Welche Faktoren spielen hierbei eine Rolle? Eine wichtige Größe ist die Eigenfrequenz der Schwinger, das ist die Frequenz, mit der diese nach einer Anregung schwingen. Bei der Gitarre ist es die Saitenlänge und beim Korpus die Geometrie und der Werkstoff, welche die Eigenfrequenzen der Schwinger bestimmen. Je besser die Eigenfrequenzen von Erreger und Resonator aufeinander abgestimmt sind umso stärker ist die Resonanz. Die Eigenfrequenzen müssen dabei nicht gleich sein. Resonanz entsteht auch, wenn die Eigenfrequenzen in einem ganzzahligen Verhältnis stehen.

Ein weiterer Faktor ist der Grad der Kopplung und die Dämpfung des Resonators. Je besser die Schwingung vom Erreger auf den Resonator übertragen wird umso stärker ist die Resonanz. Wenn der Resonator ungedämpft schwingen kann, dann kommt es zur Resonanzkatastrophe, d.h. die Schwingung im Resonator wird so stark, dass dieser zerstört werden kann.

 Weitere Resonanzphänomene

Der Resonator verändert die ihn anregende Schwingung. So bestimmt der Korpus einer Stradivari die Klangfarbe des von der Saite erzeugten Tons.

Die Beschaffenheit des Resonators bestimmt die Bandbreite für seine Erregbarkeit. So bietet der dreieckige Korpus einer Balalaika den kurz- und den langwelligen Frequenzen eine gute Resonanz.

Komplexe Resonanzsysteme bestehen aus vielen gekoppelten Schwingern mit je vielen Eigenfrequenzen. Wird ein Schwinger erregt, so überträgt sich dessen Erregung an die gekoppelten Schwinger. Diese können die Frequenz ändern und koppeln wiederum ihre  Erregung an den ursprünglichen Schwinger zurück und erzeugen in ihm Resonanzen. 

 

Wie äußert sich Resonanz im Gruppengeschehen?

Die Fallbringer*in bringt ihren Fall ein:

Die Fallbringer*in ist vom Fall, also der Welt außerhalb der Gruppe, in Schwingungen versetzt worden. Nicht nur eine Schwingung - um im akustischen Bild zu bleiben – sondern ein polyphones polyrhythmisches Klanggebilde.
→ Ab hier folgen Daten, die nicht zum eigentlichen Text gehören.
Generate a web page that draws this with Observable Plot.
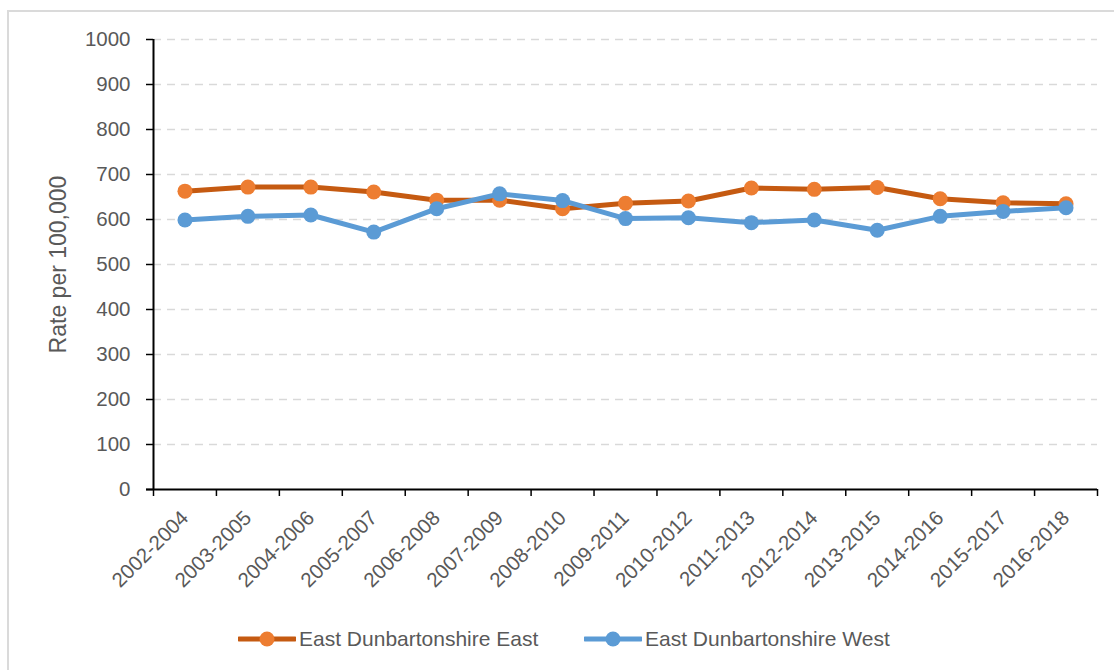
<!DOCTYPE html>
<html>
<head>
<meta charset="utf-8">
<script src="https://cdn.jsdelivr.net/npm/d3@7"></script>
<script src="https://cdn.jsdelivr.net/npm/@observablehq/plot@0.6"></script>
<style>
  html, body { margin: 0; padding: 0; background: #fff; overflow: hidden; width: 1114px; height: 670px; }
  body { font-family: "Liberation Sans", Arial, sans-serif; position: relative; }
  #frame { position: absolute; left: 7px; top: 10px; width: 1130px; height: 700px; border: 2px solid #dadada; box-sizing: border-box; }
  #chart { position: absolute; left: 0; top: 0; }
  #chart svg text { fill: #595959; font-size: 20.5px; }
  #chart svg g[aria-label="y-axis tick label"] text { font-size: 20.5px; }
  #chart svg g[aria-label="y-axis label"] text { font-size: 23px; }
  #legend { position: absolute; left: 0; top: 626px; height: 26px; width: 1114px; font-size: 21px; color: #595959; }
  .item { display: flex; align-items: center; position: absolute; top: 0; height: 26px; }
  .item svg { margin-right: 3px; }
</style>
</head>
<body>
<div id="frame"></div>
<div id="chart"></div>
<div id="legend"></div>
<script>
const categories = ["2002-2004","2003-2005","2004-2006","2005-2007","2006-2008","2007-2009","2008-2010","2009-2011","2010-2012","2011-2013","2012-2014","2013-2015","2014-2016","2015-2017","2016-2018"];
const eastValues = [663, 672, 672, 661, 643, 643, 624, 636, 641, 670, 667, 671, 646, 637, 635];
const westValues = [599, 607, 610, 572, 624, 657, 642, 602, 604, 593, 599, 576, 607, 618, 626];
const yTicks = [0, 100, 200, 300, 400, 500, 600, 700, 800, 900, 1000];
const seriesNames = ["East Dunbartonshire East", "East Dunbartonshire West"];
const lineColors = ["#C55A11", "#5B9BD5"];
const markerColors = ["#ED7D31", "#5B9BD5"];

const east = categories.map((c, i) => ({cat: c, value: eastValues[i]}));
const west = categories.map((c, i) => ({cat: c, value: westValues[i]}));

const width = 1114, height = 610;
const marginLeft = 153, marginRight = 17, marginTop = 39, marginBottom = 121;
const step = (width - marginLeft - marginRight) / categories.length;

const plot = Plot.plot({
  width, height, marginLeft, marginRight, marginTop, marginBottom,
  style: {fontFamily: '"Liberation Sans", Arial, sans-serif', background: "transparent", overflow: "visible"},
  x: {type: "point", domain: categories, padding: 0.5, inset: 0, round: false},
  y: {domain: [0, 1000]},
  marks: [
    Plot.ruleY(yTicks.filter(d => d > 0), {stroke: "#d9d9d9", strokeWidth: 1.5, strokeDasharray: "8,6"}),
    Plot.axisY({ticks: yTicks, tickFormat: d => String(d), tickSize: 7, tickPadding: 16, stroke: "#000", strokeWidth: 1.5,
      label: "Rate per 100,000", labelAnchor: "center", labelArrow: "none", labelOffset: 104}),
    Plot.axisX({tickSize: 0, tickPadding: 25, tickRotate: -45, label: null}),
    // x boundary ticks
    Plot.ruleX(categories, {x: d => d, y1: 0, y2: 0, dx: -step / 2, insetBottom: -7, stroke: "#000", strokeWidth: 1.5}),
    Plot.ruleX([categories[categories.length - 1]], {x: d => d, y1: 0, y2: 0, dx: step / 2, insetBottom: -7, stroke: "#000", strokeWidth: 1.5}),
    // axis lines
    Plot.ruleY([0], {stroke: "#000", strokeWidth: 2, insetLeft: -7}),
    Plot.ruleX([categories[0]], {x: d => d, y1: 0, y2: 1000, dx: -step / 2, stroke: "#000", strokeWidth: 2}),
    // series
    Plot.line(east, {x: "cat", y: "value", stroke: lineColors[0], strokeWidth: 5, curve: "linear"}),
    Plot.dot(east, {x: "cat", y: "value", r: 7.5, fill: markerColors[0], stroke: "none"}),
    Plot.line(west, {x: "cat", y: "value", stroke: lineColors[1], strokeWidth: 5, curve: "linear"}),
    Plot.dot(west, {x: "cat", y: "value", r: 7.5, fill: markerColors[1], stroke: "none"})
  ]
});
document.getElementById("chart").appendChild(plot);

// legend
const legend = document.getElementById("legend");
const lefts = [238, 584];
seriesNames.forEach((name, i) => {
  const item = document.createElement("div");
  item.className = "item";
  item.style.left = lefts[i] + "px";
  const w = 58;
  item.innerHTML = `<svg width="${w}" height="18"><line x1="1" y1="9" x2="${w-1}" y2="9" stroke="${lineColors[i]}" stroke-width="5" stroke-linecap="round"/><circle cx="${w/2}" cy="9" r="7.5" fill="${markerColors[i]}"/></svg><span>${name}</span>`;
  legend.appendChild(item);
});
</script>
</body>
</html>
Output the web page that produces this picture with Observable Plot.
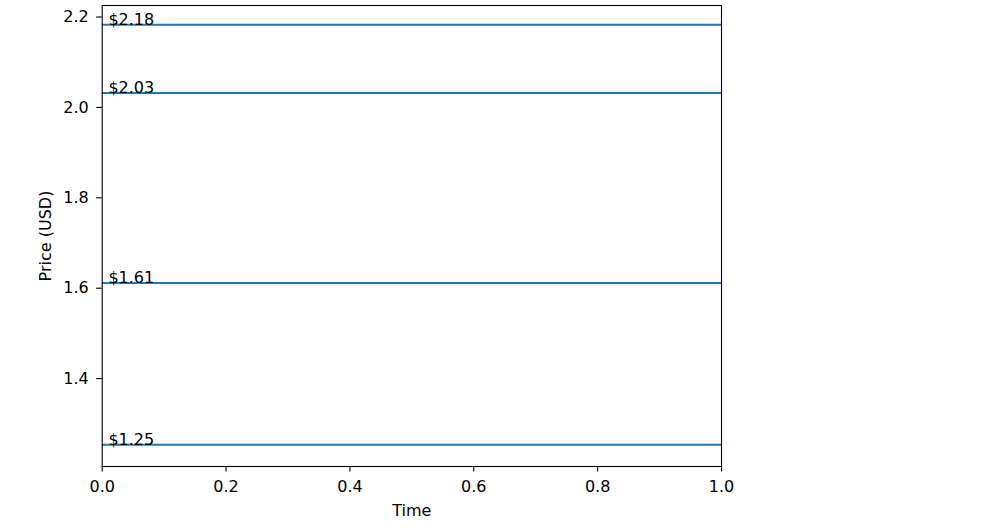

Während der Fallschilderung findet in der Fallbringer*in eine auf die Gruppe bezogene Auswahl statt. Das innere Klanggebilde wird gefiltert und bestimmte Töne und Rhythmen gelangen nach außen.

Die Gruppe resoniert:

Die Fallschilderung erzeugt in den Zuhörern Eindrücke, Ideen, Gefühle, Bilder basierend auf den Erfahrungen der Zuhörer. Die Erfahrungen der Gruppenmitglieder*innen ist der Resonanzkörper für die Anregungen der Fallschilderung. Die Gruppe teilt, wieder gefiltert, die aufgestiegenen Eindrücke der Fallbringer*in mit. Diese Rückkopplungen können in der Fallbringer*in bereits vorhanden Schwingungen verstärken oder dämpfen. Es können auch neue Töne, neue Resonanzen in der Fallbringer*in angeregt werden.

Eine Aufgabe des Gruppenleiters ist es, die Reflektion und deren Mitteilung zu moderieren. Im übertragenen Sinne entspricht das dem Verstärken oder Dämpfen von Klängen.

Soweit die einfache anschauliche Analogie zur Physik.

Das Geschehen ist im realen Gruppenprozess weitaus komplexer und vielschichtiger. Hier spielen Erfahrung und Diversität der Gruppe, Introspektionsfähigkeit, Offenheit und Vertrauen eine wichtige Rolle.